Ouça este conteúdo
“Semana passada escrevi que achava que veria o mais belo pôr-do-sol aqui em Cartagena. Não sei se foi. Tinha um DJ.”
Relia aqui essa nota que registrei no que gostaria que fosse um diário de viagens, mas acaba sendo mais um repositório de breves comentários. Queria que este texto fosse um compilado delas, mas não funcionou. O realmente memorável percebo que não fica registrado assim, mas de outra forma.
Não sei ser turista. Nunca fiz questão, na verdade. Nem de viajar ou morar fora do país. Quando na adolescência meus pais me deram a oportunidade de fazer um intercâmbio, não vi razão, estava bom como estava. Meus irmãos fizeram e, hoje, vendo em retrospecto, acho que deveria ter feito também, não só pelo ganho de maturidade que tiveram, mas porque talvez descobrisse antes o quanto uma viagem bem vivida faz diferença, enriquece, alarga a alma.
Tenho feito algumas assim nos últimos anos, sempre com um propósito que não é turístico, mas literário, como o desta para Cartagena, por causa de Gabriel García Márquez. Já escrevi por aqui sobre algumas, aliás. Por causa delas, a ideia do diário foi se tornando mais para a escrita de memórias de viagens, que só com a distância no tempo revelam o que realmente ficou de memorável.
É assim que 100 Anos de Solidão começa, aliás, num dos mais famosos primeiros parágrafos da literatura, com o coronel Aureliano Buendía diante do pelotão de fuzilamento, lembrando-se do momento da infância em que conheceu o gelo. Só quem experimentou o calor daquela região caribenha da Colômbia entende quão significativo algo tão singelo e banal, como o gelo, pode vir a ser. Mas é só na distância do tempo, na hora em que achava que ia morrer, que o mais memorável se revelou.
Só memórias assim importam, na verdade. Quando foi a vez de o próprio autor, Gabo, enfrentar o pelotão de fuzilamento da perda da sua memória, as últimas restantes foram como o gelo de seu personagem. Num dos lampejos de lucidez dos últimos dias, pediu para voltar para a casa do pai, onde tinha uma cama junto da dele. Era a casa do avô, na verdade, em Aracataca, onde viveu até os 8 anos.

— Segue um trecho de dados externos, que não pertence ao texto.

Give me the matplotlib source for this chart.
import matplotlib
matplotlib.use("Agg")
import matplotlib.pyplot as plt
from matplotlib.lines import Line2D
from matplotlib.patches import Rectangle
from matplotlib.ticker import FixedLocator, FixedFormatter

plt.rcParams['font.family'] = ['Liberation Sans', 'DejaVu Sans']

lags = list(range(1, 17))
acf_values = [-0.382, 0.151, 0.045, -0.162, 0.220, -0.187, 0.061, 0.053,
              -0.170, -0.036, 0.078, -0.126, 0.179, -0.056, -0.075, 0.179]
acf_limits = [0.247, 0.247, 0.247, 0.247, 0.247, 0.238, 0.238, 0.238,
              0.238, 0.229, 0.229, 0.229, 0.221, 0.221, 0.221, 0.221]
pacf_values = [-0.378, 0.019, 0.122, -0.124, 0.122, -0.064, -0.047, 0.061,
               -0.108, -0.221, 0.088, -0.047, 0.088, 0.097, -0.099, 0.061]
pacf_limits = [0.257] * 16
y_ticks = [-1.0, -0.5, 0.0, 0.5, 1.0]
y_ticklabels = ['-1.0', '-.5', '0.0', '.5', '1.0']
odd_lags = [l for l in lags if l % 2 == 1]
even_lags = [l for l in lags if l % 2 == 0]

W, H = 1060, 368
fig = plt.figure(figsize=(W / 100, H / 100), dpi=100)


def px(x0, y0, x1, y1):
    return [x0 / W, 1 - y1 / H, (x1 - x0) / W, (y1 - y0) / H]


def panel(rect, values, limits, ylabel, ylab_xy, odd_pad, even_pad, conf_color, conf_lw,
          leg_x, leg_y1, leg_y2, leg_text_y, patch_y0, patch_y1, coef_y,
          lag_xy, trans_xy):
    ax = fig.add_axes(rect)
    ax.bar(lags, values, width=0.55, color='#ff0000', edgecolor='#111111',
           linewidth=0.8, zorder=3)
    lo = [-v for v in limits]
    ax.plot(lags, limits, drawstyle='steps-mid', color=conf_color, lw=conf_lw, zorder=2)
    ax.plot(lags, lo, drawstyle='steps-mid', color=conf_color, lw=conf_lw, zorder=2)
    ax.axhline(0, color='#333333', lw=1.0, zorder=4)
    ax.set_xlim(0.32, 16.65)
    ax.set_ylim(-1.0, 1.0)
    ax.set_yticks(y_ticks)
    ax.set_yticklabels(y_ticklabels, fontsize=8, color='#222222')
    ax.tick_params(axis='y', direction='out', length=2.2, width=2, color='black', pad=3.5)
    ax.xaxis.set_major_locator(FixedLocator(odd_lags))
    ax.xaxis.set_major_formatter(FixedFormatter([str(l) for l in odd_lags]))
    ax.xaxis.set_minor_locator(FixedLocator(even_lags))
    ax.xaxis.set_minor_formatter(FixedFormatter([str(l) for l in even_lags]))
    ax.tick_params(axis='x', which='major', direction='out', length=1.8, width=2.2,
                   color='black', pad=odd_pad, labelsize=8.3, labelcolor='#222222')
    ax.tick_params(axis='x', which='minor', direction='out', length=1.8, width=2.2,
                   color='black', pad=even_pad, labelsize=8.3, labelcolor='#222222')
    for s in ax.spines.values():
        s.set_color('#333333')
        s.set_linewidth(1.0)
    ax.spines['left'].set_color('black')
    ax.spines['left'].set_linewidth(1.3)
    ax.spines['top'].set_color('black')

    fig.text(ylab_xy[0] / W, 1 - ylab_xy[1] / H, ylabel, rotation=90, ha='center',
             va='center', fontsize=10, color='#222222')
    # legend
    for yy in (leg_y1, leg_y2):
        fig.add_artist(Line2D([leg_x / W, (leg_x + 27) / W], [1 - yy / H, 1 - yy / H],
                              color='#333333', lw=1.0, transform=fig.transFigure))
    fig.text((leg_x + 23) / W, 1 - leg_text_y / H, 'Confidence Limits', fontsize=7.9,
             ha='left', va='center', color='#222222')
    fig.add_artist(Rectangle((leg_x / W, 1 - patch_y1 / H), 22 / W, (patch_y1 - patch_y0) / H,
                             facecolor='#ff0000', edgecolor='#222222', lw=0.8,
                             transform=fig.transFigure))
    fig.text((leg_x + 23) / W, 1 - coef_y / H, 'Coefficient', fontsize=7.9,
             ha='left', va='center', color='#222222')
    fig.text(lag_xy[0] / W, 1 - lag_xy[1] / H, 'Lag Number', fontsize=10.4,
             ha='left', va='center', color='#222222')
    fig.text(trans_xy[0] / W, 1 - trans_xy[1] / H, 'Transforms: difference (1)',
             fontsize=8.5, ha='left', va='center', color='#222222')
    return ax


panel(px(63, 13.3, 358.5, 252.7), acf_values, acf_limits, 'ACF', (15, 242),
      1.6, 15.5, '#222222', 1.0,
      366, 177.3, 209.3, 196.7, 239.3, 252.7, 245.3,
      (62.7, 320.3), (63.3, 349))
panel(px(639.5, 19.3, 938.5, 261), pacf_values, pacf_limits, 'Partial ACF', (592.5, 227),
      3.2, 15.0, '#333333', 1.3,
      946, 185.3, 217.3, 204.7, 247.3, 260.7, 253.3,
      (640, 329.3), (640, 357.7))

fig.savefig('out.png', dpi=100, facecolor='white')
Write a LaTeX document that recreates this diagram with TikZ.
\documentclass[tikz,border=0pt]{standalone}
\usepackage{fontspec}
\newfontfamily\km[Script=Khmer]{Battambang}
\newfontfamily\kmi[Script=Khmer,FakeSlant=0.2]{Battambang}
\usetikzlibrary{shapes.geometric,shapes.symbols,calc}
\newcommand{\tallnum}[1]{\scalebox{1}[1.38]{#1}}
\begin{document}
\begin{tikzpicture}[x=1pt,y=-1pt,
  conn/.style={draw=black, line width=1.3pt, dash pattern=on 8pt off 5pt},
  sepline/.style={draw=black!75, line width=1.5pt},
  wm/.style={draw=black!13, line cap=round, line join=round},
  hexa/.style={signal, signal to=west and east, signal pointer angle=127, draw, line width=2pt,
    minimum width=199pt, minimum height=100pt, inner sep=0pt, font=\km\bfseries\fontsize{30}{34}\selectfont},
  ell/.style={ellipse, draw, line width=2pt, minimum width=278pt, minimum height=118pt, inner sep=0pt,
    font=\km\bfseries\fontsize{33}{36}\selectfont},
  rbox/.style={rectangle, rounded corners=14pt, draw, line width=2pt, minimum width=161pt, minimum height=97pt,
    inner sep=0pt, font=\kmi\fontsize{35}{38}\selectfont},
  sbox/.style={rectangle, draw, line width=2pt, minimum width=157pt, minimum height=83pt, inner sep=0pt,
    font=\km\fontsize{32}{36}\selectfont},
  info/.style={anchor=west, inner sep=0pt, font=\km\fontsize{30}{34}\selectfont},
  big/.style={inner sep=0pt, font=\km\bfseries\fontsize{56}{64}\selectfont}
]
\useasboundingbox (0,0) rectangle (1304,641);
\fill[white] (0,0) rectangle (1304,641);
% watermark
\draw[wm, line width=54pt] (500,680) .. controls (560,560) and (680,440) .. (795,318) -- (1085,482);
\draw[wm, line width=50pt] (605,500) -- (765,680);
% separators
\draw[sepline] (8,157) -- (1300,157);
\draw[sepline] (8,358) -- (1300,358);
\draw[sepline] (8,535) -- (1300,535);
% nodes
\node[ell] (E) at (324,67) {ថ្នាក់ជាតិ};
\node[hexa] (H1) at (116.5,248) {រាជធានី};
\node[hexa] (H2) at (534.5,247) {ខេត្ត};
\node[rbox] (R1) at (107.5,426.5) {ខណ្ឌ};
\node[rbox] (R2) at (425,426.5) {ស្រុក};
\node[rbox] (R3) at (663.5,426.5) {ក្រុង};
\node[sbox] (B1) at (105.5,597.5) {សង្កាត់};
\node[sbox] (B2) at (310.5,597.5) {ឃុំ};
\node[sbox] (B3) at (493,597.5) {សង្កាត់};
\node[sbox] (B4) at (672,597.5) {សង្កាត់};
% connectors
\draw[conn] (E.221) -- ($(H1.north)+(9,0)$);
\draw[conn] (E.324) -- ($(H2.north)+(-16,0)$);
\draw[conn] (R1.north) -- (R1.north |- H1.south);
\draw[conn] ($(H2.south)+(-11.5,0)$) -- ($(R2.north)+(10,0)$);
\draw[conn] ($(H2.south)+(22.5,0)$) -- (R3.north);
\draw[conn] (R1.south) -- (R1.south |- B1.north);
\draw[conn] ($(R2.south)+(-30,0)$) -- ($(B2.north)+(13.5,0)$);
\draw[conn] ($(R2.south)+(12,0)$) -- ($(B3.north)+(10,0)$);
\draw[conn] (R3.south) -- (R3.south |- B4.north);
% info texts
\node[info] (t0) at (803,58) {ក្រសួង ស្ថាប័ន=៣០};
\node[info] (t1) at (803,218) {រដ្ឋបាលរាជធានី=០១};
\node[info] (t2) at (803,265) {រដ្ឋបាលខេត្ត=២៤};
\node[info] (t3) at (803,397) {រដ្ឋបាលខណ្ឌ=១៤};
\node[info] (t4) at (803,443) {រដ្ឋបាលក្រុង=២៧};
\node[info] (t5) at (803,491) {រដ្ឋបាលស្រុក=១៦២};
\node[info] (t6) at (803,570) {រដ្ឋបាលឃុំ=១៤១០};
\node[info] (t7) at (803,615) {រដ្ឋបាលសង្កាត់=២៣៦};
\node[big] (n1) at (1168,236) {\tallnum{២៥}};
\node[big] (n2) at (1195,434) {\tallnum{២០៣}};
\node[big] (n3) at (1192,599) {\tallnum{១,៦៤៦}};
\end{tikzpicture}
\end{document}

Soube disso lendo o livro escrito pelo filho de Gabo, Rodrigo, chamado Uma Despedida, em que contou os últimos momentos do pai. Comprei em Cartagena, no dia seguinte à visita àquela casa (reconstruída) de Aracataca, vendo as camas lado a lado. Se você me perguntar se gostei mais de Aracataca ou Cartagena, responderei: Macondo, que é a cidade literária criada por Gabo em 100 Anos de Solidão, tendo Aracataca por modelo.
A força literária de Macondo é tanta em Aracataca que, na realidade, nem existe mais esta última; tornou-se Macondo. Chegaram até a fazer um plebiscito para mudar o nome da cidade, mas Macondo foi derrotada. Ainda bem, porque, mantendo-se na literatura, torna Aracataca um lugar mágico. Lá é como qualquer cidadezinha do interior da América Latina, Brasil incluído. Se você não leu o livro, não há por que conhecê-la. Tendo lido, já a conhece, acredite. Visitá-la será como se tornar um personagem da obra.
Lá pelo fim da visita, um aguaceiro caiu, como aquele no livro que durou meses pra acabar. E, na saída, a igrejinha abriu para receber a morte, com uma missa de corpo presente. Os moradores, até então entocados, foram surgindo, tomando a praça em que a estátua de Gabo, sentado digitando em uma máquina de escrever, parecia velar por todos. É a imagem que, no mesmo instante, sabia que seria, será, meu gelo.
Era nisso que pensava quando o sol se punha no oceano, com o tumulto sonoro se aquietando, passando a escutar apenas o farfalhar de borboletas amarelas, dezenas delas, a bailar sobre as ondas do mar caribenho. Nas minhas memórias não terá DJ nenhum.